Mein Bus hat schon Verspätung. Da steht plötzlich ein junger Mann in der vorderen Tür. Er signalisiert dem Fahrer: „Bitte warten! Da kommt noch jemand.“ Langsam nähert sich eine Frau. Sie steigt ein. Beide bedanken sich und endlich geht die Fahrt weiter. „Schon ein bisschen frech“, denke ich mir. Der Mann geht als erster an meinem Platz im Bus vorbei. Ich sehe seinen Ehering. Ob das seine Frau ist, für die er sich da eingesetzt hat, frage ich mich. Dann erst sehe ich den Bauch der Frau. Sie ist schwanger, hoch schwanger. Ich sehe den Blick, mit dem er sie ansieht und höre, wie er fragt: „War das zu schnell?“ Und wie er das fragt! Und wie er sie anschaut! So zärtlich und erfüllt von Sorge und - ich kann’s nicht anders sagen - mit ganz viel Liebe.

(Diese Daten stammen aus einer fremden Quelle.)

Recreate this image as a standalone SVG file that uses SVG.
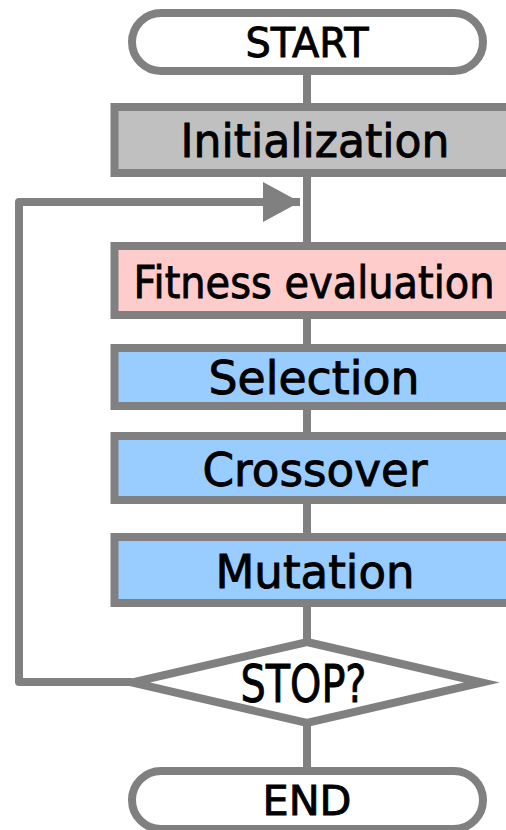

Ich bin gerührtund merke, wie ich auf einmal lächeln muss. Weil es einfach so schön ist zu sehen, wie er sich kümmert und die beiden die Welt um sich herum fast zu vergessen scheinen.

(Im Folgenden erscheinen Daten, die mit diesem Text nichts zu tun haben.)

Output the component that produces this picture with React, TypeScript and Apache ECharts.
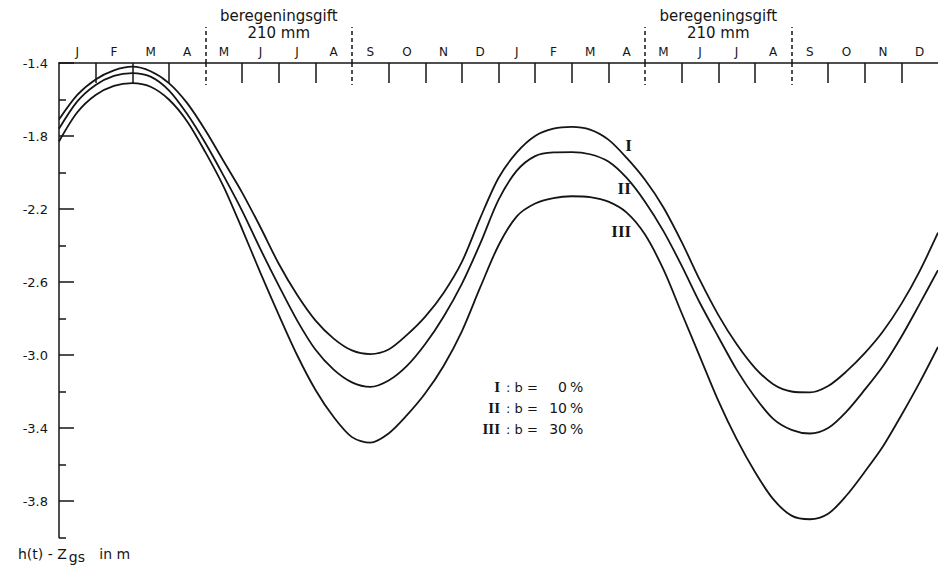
import React, { useEffect, useRef } from "react";
import * as echarts from "echarts";

// ---- data ----
const monthLabels = ["J", "F", "M", "A", "M", "J", "J", "A", "S", "O", "N", "D", "J", "F", "M", "A", "M", "J", "J", "A", "S", "O", "N", "D"];
// time in months from 1 January of the first year (half-month steps)
const months = [0, 0.5, 1, 1.5, 2, 2.5, 3, 3.5, 4, 4.5, 5, 5.5, 6, 6.5, 7, 7.5, 8, 8.5, 9, 9.5, 10, 10.5, 11, 11.5, 12, 12.5, 13, 13.5, 14, 14.5, 15, 15.5, 16, 16.5, 17, 17.5, 18, 18.5, 19, 19.5, 20, 20.5, 21, 21.5, 22, 22.5, 23, 23.5, 24];
const curveI = [
  -1.71, -1.575, -1.49, -1.44, -1.42, -1.445, -1.51, -1.62, -1.77, -1.94,
  -2.11, -2.30, -2.50, -2.67, -2.81, -2.91, -2.975, -2.995, -2.97, -2.89,
  -2.79, -2.66, -2.49, -2.25, -2.03, -1.89, -1.80, -1.76, -1.75, -1.765,
  -1.82, -1.92, -2.04, -2.19, -2.38, -2.59, -2.78, -2.94, -3.07, -3.16,
  -3.20, -3.205, -3.17, -3.09, -2.99, -2.87, -2.72, -2.54, -2.33,
];
const curveII = [
  -1.76, -1.61, -1.52, -1.47, -1.455, -1.475, -1.55, -1.68, -1.84, -2.02,
  -2.21, -2.42, -2.62, -2.81, -2.97, -3.08, -3.15, -3.175, -3.14, -3.06,
  -2.94, -2.79, -2.61, -2.39, -2.15, -1.99, -1.91, -1.89, -1.888, -1.90,
  -1.94, -2.03, -2.16, -2.32, -2.51, -2.715, -2.90, -3.08, -3.23, -3.35,
  -3.41, -3.43, -3.40, -3.31, -3.19, -3.06, -2.90, -2.72, -2.535,
];
const curveIII = [
  -1.83, -1.67, -1.575, -1.525, -1.51, -1.53, -1.60, -1.72, -1.89, -2.08,
  -2.31, -2.55, -2.78, -3.00, -3.19, -3.34, -3.45, -3.48, -3.43, -3.33,
  -3.21, -3.06, -2.87, -2.63, -2.40, -2.24, -2.17, -2.14, -2.13, -2.135,
  -2.16, -2.22, -2.34, -2.53, -2.77, -3.01, -3.25, -3.46, -3.64, -3.79,
  -3.88, -3.90, -3.87, -3.77, -3.64, -3.50, -3.33, -3.15, -2.956,
];
const curveNames = ["I", "II", "III"];
const curveLabelAt: [number, number][] = [[15.55, -1.85], [15.43, -2.085], [15.35, -2.326]];
const bPercent = ["0", "10", "30"];

const yTickValues = [-1.4, -1.8, -2.2, -2.6, -3.0, -3.4, -3.8];
const yMinorTicks = [-1.6, -2.0, -2.4, -2.8, -3.2, -3.6, -4.0];
const monthTicks = [1, 2, 3, 5, 6, 7, 9, 10, 11, 12, 13, 14, 15, 17, 18, 19, 21, 22, 23];
const monthLabelPos = monthLabels.map((_, i) => i + 0.5);
const irrigationBounds = [4, 8, 16, 20];
const irrigationCenters = [6, 18];
const irrigationText = "beregeningsgift\n210 mm";
const yAxisTitle = { main: "h(t) - Z", sub: "gs", unit: "   in m" };

const INK = "#151515";
const SANS = "DejaVu Sans";
const SERIF = "Liberation Serif";

export default function App() {
  const ref = useRef<HTMLDivElement>(null);
  useEffect(() => {
    if (!ref.current) return;
    const chart = echarts.init(ref.current, null, { renderer: "svg" });
    const series = [curveI, curveII, curveIII].map((vals, i) => ({
      type: "line",
      name: curveNames[i],
      xAxisIndex: 0,
      yAxisIndex: 0,
      data: months.map((m, k) => [m, vals[k]]),
      smooth: 0.3,
      symbol: "none",
      lineStyle: { color: INK, width: 1.8 },
      markPoint: {
        symbol: "rect",
        symbolSize: 1,
        itemStyle: { color: "rgba(0,0,0,0)" },
        label: {
          show: true,
          position: "inside",
          formatter: curveNames[i],
          fontFamily: SERIF,
          fontSize: 17,
          fontWeight: "bold",
          color: INK,
        },
        data: [{ coord: curveLabelAt[i], name: curveNames[i] }],
      },
    }));

    const legendGraphics: any[] = [];
    const legendY = [387, 408, 429];
    curveNames.forEach((n, i) => {
      legendGraphics.push({
        type: "text", x: 500, y: legendY[i],
        style: { text: n, font: `bold 15px '${SERIF}'`, fill: INK, align: "right", verticalAlign: "middle" },
      });
      legendGraphics.push({
        type: "text", x: 506, y: legendY[i],
        style: { text: ": b =", font: `13px '${SANS}'`, fill: INK, align: "left", verticalAlign: "middle" },
      });
      legendGraphics.push({
        type: "text", x: 567, y: legendY[i],
        style: { text: bPercent[i], font: `14px '${SANS}'`, fill: INK, align: "right", verticalAlign: "middle" },
      });
      legendGraphics.push({
        type: "text", x: 570, y: legendY[i],
        style: { text: "%", font: `14px '${SANS}'`, fill: INK, align: "left", verticalAlign: "middle" },
      });
    });

    chart.setOption({
      animation: false,
      backgroundColor: "#ffffff",
      grid: { left: 59, top: 63, width: 880, bottom: 27.5, containLabel: false },
      xAxis: [
        {
          type: "value", position: "top", min: 0, max: 24,
          axisLine: { show: true, lineStyle: { color: INK, width: 1.5 } },
          axisTick: { show: true, inside: true, length: 20, customValues: monthTicks, lineStyle: { color: INK, width: 1.5 } },
          axisLabel: {
            show: true, customValues: monthLabelPos, margin: 5,
            formatter: (v: number) => monthLabels[Math.floor(v)],
            fontFamily: SANS, fontSize: 12, color: INK,
          },
          splitLine: { show: false },
        },
        {
          type: "value", position: "top", min: 0, max: 24,
          axisLine: { show: false },
          axisTick: { show: true, inside: true, length: 22, customValues: irrigationBounds, lineStyle: { color: INK, width: 1.5, type: [4, 3] } },
          axisLabel: { show: false },
          splitLine: { show: false },
        },
        {
          type: "value", position: "top", min: 0, max: 24,
          axisLine: { show: false },
          axisTick: { show: true, inside: false, length: 36, customValues: irrigationBounds, lineStyle: { color: INK, width: 1.5, type: [4, 3] } },
          axisLabel: {
            show: true, customValues: irrigationCenters, margin: 22,
            formatter: () => irrigationText,
            fontFamily: SANS, fontSize: 15, lineHeight: 17, color: INK,
          },
          splitLine: { show: false },
        },
      ],
      yAxis: [
        {
          type: "value", position: "left", min: -4.0, max: -1.4,
          axisLine: { show: true, lineStyle: { color: INK, width: 1.5 } },
          axisTick: { show: true, inside: true, length: 15, customValues: yTickValues, lineStyle: { color: INK, width: 1.5 } },
          axisLabel: {
            show: true, customValues: yTickValues, margin: 11,
            formatter: (v: number) => v.toFixed(1),
            fontFamily: SANS, fontSize: 13, color: INK,
          },
          splitLine: { show: false },
        },
        {
          type: "value", position: "left", min: -4.0, max: -1.4,
          axisLine: { show: false },
          axisTick: { show: true, inside: true, length: 7, customValues: yMinorTicks, lineStyle: { color: INK, width: 1.5 } },
          axisLabel: { show: false },
          splitLine: { show: false },
        },
      ],
      series,
      graphic: [
        ...legendGraphics,
        {
          type: "text", x: 18, y: 543,
          style: {
            text: `{a|${yAxisTitle.main}}{b|${yAxisTitle.sub}}{a|${yAxisTitle.unit}}`,
            fill: INK,
            rich: {
              a: { fontFamily: SANS, fontSize: 14, fill: INK, color: INK },
              b: { fontFamily: SANS, fontSize: 14, fill: INK, color: INK, padding: [7, 1, 0, 2] },
            },
          },
        },
      ],
    });
    return () => chart.dispose();
  }, []);
  return <div ref={ref} style={{ position: "fixed", left: 0, top: 0, width: 938, height: 565, background: "#fff" }} />;
}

Ich weiß nicht, was die Frau ihrem Mann geantwortet hat. Ob es wirklich zu schnell für sie war, für sie und das Baby in ihrem Bauch. Ich bleibe an einer  Frage hängen, die auf einmal einen viel größeren Horizont bekommt. Es geht nicht mehr nur um schnell oder langsam und auch nicht allein um das junge Paar. Auf einmal bin ich unmittelbar bei mir. Bei Situationen, in denen ich mir diese Frage hätte auch stellen können, oder gar müssen: „War das zu schnell?“ Hinter dem Wunsch, meine Geschwindigkeit zu prüfen, geht es um etwas ganz anderes.

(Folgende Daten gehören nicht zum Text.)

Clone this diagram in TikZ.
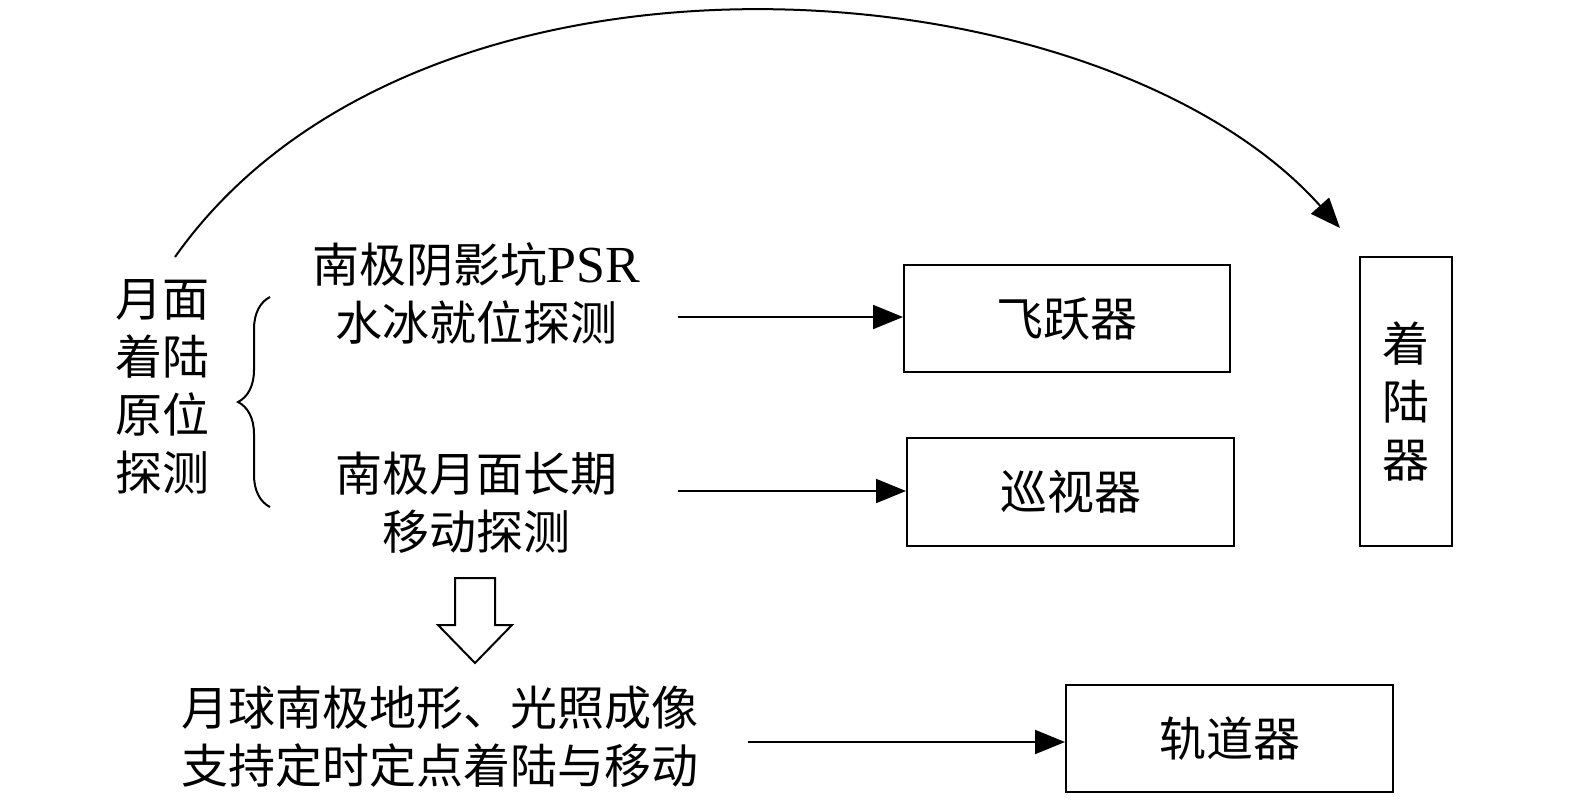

Ich bin nicht allein auf der Welt. Wenn ich etwas in einer bestimmten Geschwindigkeit tue, dann hat das Folgen für die anderen, die mit mir zu tun haben. Dann ergeben sich daraus weitere Fragen: Weiß ich überhaupt, wie schnell - oder langsam - ich bin? Nehme ich wahr, welchen Rhythmus die anderen haben? Schließlich: Nehme ich mit meinem Tempo Rücksicht auf das, was die anderen brauchen, die mit mir in der gleichen Situation stecken?

Am Ende eines Tages spüre ich hin und wieder, wie sehr es mich angestrengt hat, dass heute alles wieder einmal furchtbar schnell gegangen ist. Nein, dass ich derjenige war, der Tempo gemacht hat. Schneller, damit noch mehr erledigt werden kann. Wir leben in einer hektischen Welt. Und ich weiß, dass Eile nicht gut ist. Trotzdem kann ich so schlecht aus meiner Haut, aus meiner Gewohnheit, vieles schnell zu machen. Wenn ich aber schon für mein Gefühl zu schnell war, wie anstrengend muss es dann erst für die anderen sein, die mit mir zu tun haben?!

War das zu schnell? Ich nehme mir vor, oft an die Frage des jungen Vaters zu denken im neuen Jahr.